In mature environments, the sequence usually looks like this:

  • Inventory secrets across repositories, vaults, CI/CD runners, logs, and collaboration tools.
  • Rotate or revoke exposed credentials automatically, not only after a human review.
  • Use short-lived credentials where possible so encryption protects data in transit and at rest, while TTL limits usable exposure.
  • Bind secrets to workload identity so the system knows which agent, service, or pipeline is allowed to use them.
  • Apply policy at request time rather than relying only on pre-approved static roles.

That approach aligns with the lifecycle emphasis in NHI Management Group’s NHI Lifecycle Management Guide and with the operational reality documented in The 2025 State of NHIs and Secrets in Cybersecurity, where 91% of former employee tokens remained active after offboarding. That is why lifecycle controls are often the decisive factor: encryption can hide a secret, but it cannot decide when that secret should stop working. NIST guidance on identity and access management reinforces the same principle through SP 800-63 Digital Identity Guidelines, which emphasise proof, binding, and control over credential use. These controls tend to break down when secrets are embedded in ephemeral build systems that regenerate access faster than security teams can inventory it.

Common Variations and Edge Cases

Tighter secret lifecycle control often increases operational overhead, requiring organisations to balance faster revocation against developer friction and pipeline reliability. That tradeoff becomes more visible when teams rely on legacy applications, vendor integrations, or shared service accounts that were never designed for short-lived credentials.

There is no universal standard for this yet, especially in agentic and multi-service environments. Current guidance suggests prioritising lifecycle controls first when the question is “what should be reduced?” and encryption first when the question is “how do we protect what still must exist?” Some environments need both at once, but the order still matters. For example, an encrypted secret in a vault is still a liability if it is duplicated into chat, ticketing, or build logs. Conversely, a short-lived credential still benefits from encryption in transit and at rest, but the security gain comes from expiry and revocation, not from storage protection alone.

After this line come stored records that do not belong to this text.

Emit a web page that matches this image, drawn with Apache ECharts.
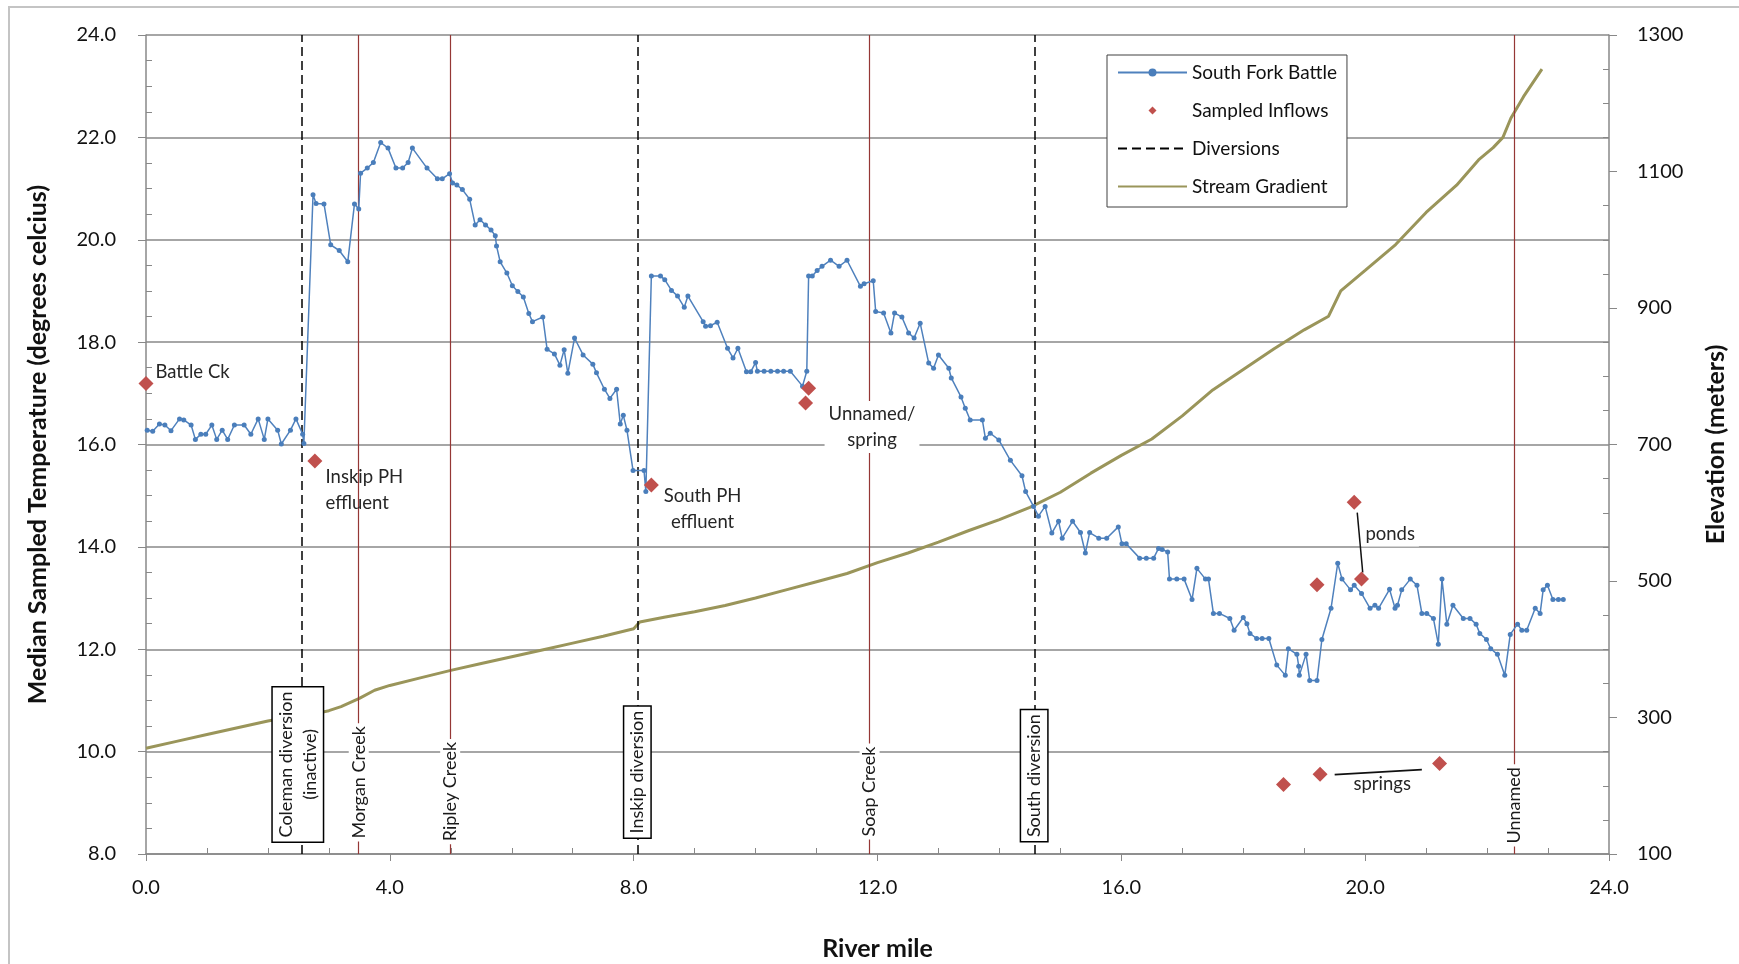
<!DOCTYPE html>
<html>
<head>
<meta charset="utf-8">
<script src="https://cdn.jsdelivr.net/npm/echarts@6/dist/echarts.min.js"></script>
<style>
html, body { margin: 0; padding: 0; background: #fff; }
#main { width: 1739px; height: 964px; }
</style>
</head>
<body>
<div id="main"></div>
<script>
// South Fork Battle - median sampled temperature (river mile, deg C)
var sfbMiles = [0.02,0.11,0.22,0.31,0.41,0.55,0.62,0.74,0.81,0.90,0.98,1.08,1.16,1.25,1.34,1.45,1.61,1.72,1.84,1.94,
  2.00,2.16,2.22,2.37,2.46,2.57,2.59,2.74,2.79,2.92,3.03,3.17,3.31,3.42,3.49,3.52,3.63,3.73,3.85,3.97,
  4.10,4.21,4.30,4.37,4.61,4.78,4.86,4.98,5.03,5.10,5.19,5.31,5.40,5.48,5.57,5.66,5.73,5.75,5.81,5.92,
  6.01,6.10,6.19,6.28,6.34,6.51,6.58,6.70,6.79,6.86,6.92,7.03,7.17,7.33,7.39,7.52,7.61,7.72,7.78,7.83,
  7.89,7.99,8.17,8.20,8.29,8.44,8.51,8.62,8.72,8.83,8.89,9.14,9.18,9.26,9.37,9.54,9.63,9.71,9.85,9.92,
  10.00,10.03,10.14,10.25,10.36,10.46,10.57,10.77,10.84,10.87,10.93,11.01,11.09,11.23,11.37,11.50,11.72,11.78,11.93,11.97,
  12.10,12.22,12.28,12.40,12.51,12.60,12.70,12.84,12.92,13.00,13.17,13.21,13.37,13.44,13.52,13.72,13.77,13.85,13.99,14.18,
  14.37,14.43,14.56,14.64,14.75,14.86,14.97,15.03,15.20,15.33,15.41,15.48,15.63,15.76,15.95,16.01,16.08,16.30,16.41,16.53,
  16.61,16.67,16.76,16.79,16.91,17.03,17.16,17.24,17.38,17.43,17.51,17.61,17.78,17.85,18.00,18.06,18.11,18.22,18.31,18.42,
  18.55,18.69,18.74,18.88,18.91,18.92,19.03,19.09,19.21,19.29,19.44,19.55,19.62,19.76,19.82,19.94,20.08,20.16,20.22,20.40,
  20.49,20.53,20.60,20.74,20.85,20.93,21.01,21.12,21.20,21.26,21.34,21.44,21.61,21.72,21.82,21.88,21.99,22.06,22.17,22.29,
  22.38,22.50,22.57,22.65,22.79,22.87,22.92,22.99,23.08,23.17,23.25];
var sfbTemps = [16.28,16.26,16.40,16.38,16.27,16.50,16.48,16.38,16.10,16.20,16.20,16.38,16.10,16.28,16.10,16.38,16.38,16.20,16.50,16.10,
  16.50,16.28,16.01,16.28,16.50,16.20,16.02,20.88,20.71,20.70,19.90,19.79,19.57,20.70,20.60,21.30,21.40,21.51,21.90,21.79,
  21.40,21.40,21.51,21.79,21.40,21.19,21.19,21.29,21.11,21.07,20.98,20.79,20.29,20.39,20.29,20.19,20.08,19.88,19.57,19.35,
  19.10,18.99,18.88,18.56,18.40,18.49,17.86,17.77,17.55,17.85,17.39,18.08,17.75,17.57,17.40,17.08,16.90,17.08,16.40,16.57,
  16.28,15.49,15.49,15.08,19.29,19.29,19.22,19.01,18.90,18.68,18.90,18.40,18.31,18.32,18.39,17.88,17.69,17.88,17.42,17.42,
  17.60,17.43,17.43,17.43,17.43,17.43,17.43,17.14,17.43,19.29,19.29,19.40,19.48,19.60,19.48,19.60,19.09,19.14,19.20,18.60,
  18.57,18.18,18.57,18.49,18.18,18.08,18.37,17.59,17.49,17.75,17.49,17.30,16.93,16.71,16.48,16.48,16.12,16.22,16.09,15.69,
  15.39,15.08,14.79,14.60,14.79,14.27,14.50,14.17,14.50,14.28,13.88,14.28,14.17,14.17,14.39,14.06,14.06,13.78,13.78,13.78,
  13.97,13.95,13.90,13.37,13.37,13.37,12.97,13.58,13.37,13.37,12.70,12.70,12.60,12.37,12.62,12.50,12.31,12.21,12.21,12.21,
  11.69,11.49,12.01,11.90,11.67,11.49,11.90,11.39,11.39,12.19,12.80,13.68,13.37,13.16,13.25,13.09,12.80,12.86,12.80,13.17,
  12.80,12.86,13.16,13.37,13.25,12.70,12.70,12.60,12.10,13.37,12.49,12.86,12.60,12.60,12.49,12.31,12.19,12.01,11.90,11.49,
  12.29,12.49,12.37,12.37,12.80,12.70,13.16,13.25,12.97,12.97,12.97];

// sampled inflows (river mile, deg C)
var inflowMiles = [0.0, 2.77, 8.29, 10.87, 10.82, 19.82, 19.94, 19.21, 18.66, 19.26, 21.22];
var inflowTemps = [17.19, 15.68, 15.21, 17.10, 16.81, 14.87, 13.37, 13.26, 9.36, 9.56, 9.77];

// stream gradient (river mile, elevation m)
var gradMiles = [0.0,0.5,1.0,1.5,2.0,2.5,2.8,3.0,3.2,3.5,3.75,4.0,4.5,5.0,5.5,6.0,6.5,7.0,7.5,8.0,
  8.1,8.5,9.0,9.5,10.0,10.5,11.0,11.5,12.0,12.5,13.0,13.5,14.0,14.5,15.0,15.5,16.0,16.5,17.0,17.5,
  18.0,18.5,19.0,19.4,19.6,20.0,20.5,21.0,21.5,21.86,22.1,22.26,22.39,22.6,22.9];
var gradElev = [255,265,275,285,295,303,306,310,316,328,340,347,358,369,379,389,399,409,419,430,
  440,447,455,464,475,487,499,511,527,541,557,574,590,608,630,658,684,708,742,780,
  810,840,868,888,925,955,993,1040,1080,1117,1135,1150,1178,1210,1250];

// reference lines
var diversionMiles = [2.55, 8.07, 14.58];
var diversionNames = ['Coleman diversion\n(inactive)', 'Inskip diversion', 'South diversion'];
var diversionLabelMiles = [2.49, 8.06, 14.57];
var diversionLabelTemps = [9.75, 9.60, 9.53];
var creekMiles = [3.49, 4.99, 11.87, 22.44];
var creekNames = ['Morgan Creek', 'Ripley Creek', 'Soap Creek', 'Unnamed'];
var creekLabelTemps = [9.40, 9.22, 9.22, 8.95];

// text notes
var noteText = ['Battle Ck', 'Inskip PH\neffluent', 'South PH\neffluent', 'Unnamed/\nspring', 'ponds', 'springs'];
var noteMiles = [0.09, 2.88, 9.13, 11.91, 20.41, 20.28];
var noteTemps = [17.42, 15.12, 14.74, 16.34, 14.26, 9.36];
var noteAlign = ['left', 'left', 'center', 'center', 'center', 'center'];
var noteMasked = [false, false, false, true, true, false];
var pondsLeader = [[19.87, 14.67], [19.96, 13.50]];
var springsLeader = [[19.50, 9.55], [20.93, 9.65]];

var FONT = 'Lato, "Open Sans", sans-serif';
var GRIDC = '#888888';
var HIDDEN = { color: 'rgba(0,0,0,0)', borderWidth: 0 };
// invisible anchor for text-only scatter series (opacity 1 so labels stay opaque)
var ANCHOR = { color: 'rgba(0,0,0,0)', opacity: 1 };

var chart = echarts.init(document.getElementById('main'), null, { renderer: 'canvas' });

function pairs(xs, ys) {
    return xs.map(function (x, i) { return [x, ys[i]]; });
}
function fix1(v) { return v.toFixed(1); }

var option = {
    animation: false,
    backgroundColor: '#fff',
    textStyle: { fontFamily: FONT },
    graphic: [{
        type: 'rect', silent: true,
        shape: { x: 9, y: 7, width: 1800, height: 1000 },
        style: { fill: 'none', stroke: '#c4c4c4', lineWidth: 2 }
    }],
    grid: { left: 146, right: 130, top: 35, bottom: 110, outerBoundsMode: 'none' },
    legend: {
        orient: 'vertical',
        left: 1107, top: 55,
        itemWidth: 69, itemHeight: 10, itemGap: 19,
        padding: [8, 10, 11, 10],
        borderColor: '#404040', borderWidth: 1, backgroundColor: '#fff',
        textStyle: { fontFamily: FONT, fontSize: 19, color: '#111' },
        data: [
            { name: 'South Fork Battle' },
            { name: 'Sampled Inflows' },
            { name: 'Diversions', itemStyle: HIDDEN },
            { name: 'Stream Gradient', itemStyle: HIDDEN }
        ]
    },
    xAxis: {
        type: 'value', min: 0, max: 24, interval: 4,
        name: 'River mile', nameLocation: 'middle', nameGap: 82,
        nameTextStyle: { fontFamily: FONT, fontSize: 25, fontWeight: 'bold', color: '#111' },
        axisLine: { show: true, onZero: false, lineStyle: { color: GRIDC, width: 1.5 } },
        axisTick: { show: true, length: 7, lineStyle: { color: GRIDC } },
        minorTick: { show: true, splitNumber: 4, length: -6, lineStyle: { color: GRIDC } },
        axisLabel: { formatter: fix1, fontSize: 20, color: '#111', margin: 24, fontFamily: FONT },
        splitLine: { show: false }
    },
    yAxis: [{
        type: 'value', min: 8, max: 24, interval: 2,
        name: 'Median Sampled Temperature (degrees celcius)', nameLocation: 'middle', nameGap: 96,
        nameTextStyle: { fontFamily: FONT, fontSize: 25, fontWeight: 'bold', color: '#111' },
        axisLine: { show: true, lineStyle: { color: GRIDC, width: 1.5 } },
        axisTick: { show: true, length: 8, lineStyle: { color: GRIDC } },
        minorTick: { show: true, splitNumber: 4, length: -6, lineStyle: { color: GRIDC } },
        axisLabel: { formatter: fix1, fontSize: 20, color: '#111', margin: 30, fontFamily: FONT },
        splitLine: { show: true, lineStyle: { color: GRIDC, width: 1.5 } }
    }, {
        type: 'value', min: 100, max: 1300, interval: 200, position: 'right',
        name: 'Elevation (meters)', nameLocation: 'middle', nameGap: 94, nameRotate: 90,
        nameTextStyle: { fontFamily: FONT, fontSize: 25, fontWeight: 'bold', color: '#111' },
        axisLine: { show: true, lineStyle: { color: GRIDC, width: 1.5 } },
        axisTick: { show: true, length: 8, lineStyle: { color: GRIDC } },
        minorTick: { show: true, splitNumber: 4, length: -6, lineStyle: { color: GRIDC } },
        axisLabel: {
            formatter: function (v) { return String(v); },
            fontSize: 20, color: '#111', margin: 28, fontFamily: FONT
        },
        splitLine: { show: false }
    }],
    series: [{
        name: 'Stream Gradient', type: 'line', yAxisIndex: 1, z: 2,
        data: pairs(gradMiles, gradElev),
        symbol: 'none', smooth: false,
        lineStyle: { color: '#9A955A', width: 3 },
        itemStyle: { color: '#9A955A' }
    }, {
        name: 'Creeks', type: 'line', data: [], z: 3,
        markLine: {
            silent: true, symbol: 'none', animation: false, z: 3,
            label: { show: false },
            lineStyle: { color: '#953735', width: 1.2, type: 'solid' },
            data: creekMiles.map(function (m) { return { xAxis: m }; })
        }
    }, {
        name: 'Diversions', type: 'line', data: [], z: 3,
        symbol: 'none',
        lineStyle: { color: '#000', width: 1.5, type: [9, 5] },
        itemStyle: { color: '#000' },
        markLine: {
            silent: true, symbol: 'none', animation: false, z: 3,
            label: { show: false },
            lineStyle: { color: '#000', width: 1.5, type: [9, 5] },
            data: diversionMiles.map(function (m) { return { xAxis: m }; })
        }
    }, {
        name: 'South Fork Battle', type: 'line', z: 5,
        data: pairs(sfbMiles, sfbTemps),
        symbol: 'circle', symbolSize: 5, showSymbol: true,
        lineStyle: { color: '#4F81BD', width: 1.5 },
        itemStyle: { color: '#4A7EBB' }
    }, {
        // drawn as markers only, so the legend gets a small diamond
        name: 'Sampled Inflows', type: 'line', z: 7,
        data: pairs(inflowMiles, inflowTemps),
        symbol: 'diamond', symbolSize: 15, showSymbol: true,
        lineStyle: { width: 0, opacity: 0 },
        itemStyle: { color: '#C0504D' }
    }, {
        name: 'leaderPonds', type: 'line', z: 6, silent: true,
        data: pondsLeader, symbol: 'none',
        lineStyle: { color: '#111', width: 1.5 }
    }, {
        name: 'leaderSprings', type: 'line', z: 6, silent: true,
        data: springsLeader, symbol: 'none',
        lineStyle: { color: '#111', width: 1.8 }
    }, {
        name: 'creekLabels', type: 'scatter', z: 30, silent: true,
        symbolSize: 1, itemStyle: ANCHOR,
        data: creekNames.map(function (n, i) {
            return { name: n, value: [creekMiles[i], creekLabelTemps[i]] };
        }),
        label: {
            show: true, position: 'inside', rotate: 90, align: 'center', verticalAlign: 'middle',
            formatter: '{b}', fontFamily: FONT, fontSize: 18, color: '#1a1a1a', opacity: 1,
            backgroundColor: '#fff', padding: [1, 3]
        }
    }, {
        name: 'diversionLabels', type: 'scatter', z: 30, silent: true,
        symbolSize: 1, itemStyle: ANCHOR,
        data: diversionNames.map(function (n, i) {
            return { name: n, value: [diversionLabelMiles[i], diversionLabelTemps[i]] };
        }),
        label: {
            show: true, position: 'inside', rotate: 90, align: 'center', verticalAlign: 'middle',
            formatter: '{b}', fontFamily: FONT, fontSize: 18, lineHeight: 24, color: '#1a1a1a', opacity: 1,
            backgroundColor: '#fff', borderColor: '#000', borderWidth: 1.5, padding: [1, 4]
        }
    }, {
        name: 'notes', type: 'scatter', z: 30, silent: true,
        symbolSize: 1, itemStyle: ANCHOR,
        data: noteText.map(function (t, i) {
            return {
                name: t, value: [noteMiles[i], noteTemps[i]],
                label: {
                    align: noteAlign[i],
                    backgroundColor: noteMasked[i] ? '#fff' : 'transparent'
                }
            };
        }),
        label: {
            show: true, position: 'inside', verticalAlign: 'middle',
            formatter: '{b}', fontFamily: FONT, fontSize: 18.5, lineHeight: 26, color: '#262626', opacity: 1,
            padding: [0, 4]
        }
    }]
};

chart.setOption(option);
</script>
</body>
</html>
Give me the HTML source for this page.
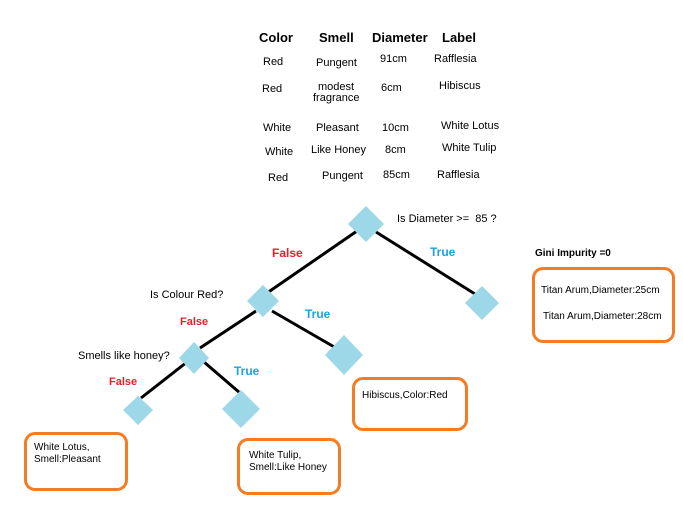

Edge cases include break-glass accounts, regulated archives, and third-party service connectors that cannot yet support dynamic rotation. In those cases, compensating controls should include tighter monitoring, stronger access boundaries, and documented expiry reviews. NHI Management Group’s Top 10 NHI Issues and the Ultimate Guide to NHIs — Static vs Dynamic Secrets both reflect the same operational reality: static secrets raise the cost of every mistake, while dynamic secrets reduce the lifetime of each exposure.

Standards & Framework Alignment

This section maps relevant standards and security frameworks to the operational risks and controls described in this guidance.

OWASP Non-Human Identity Top 10 and CSA MAESTRO address the attack and risk surface, while NIST CSF 2.0 and NIST AI RMF set the governance and control requirements practitioners need to meet.

Framework Control / Reference Relevance
OWASP Non-Human Identity Top 10 NHI-03 Directly addresses secret rotation and lifecycle weaknesses.
NIST CSF 2.0 PR.AC-1 Access is only safe when credential scope and duration are controlled.
NIST AI RMF AI risk governance must cover credential exposure and lifecycle failure.
CSA MAESTRO Agentic systems need runtime control of credentials and tool access.

Inventory NHI secrets, rotate them on schedule, and revoke anything exposed or unused.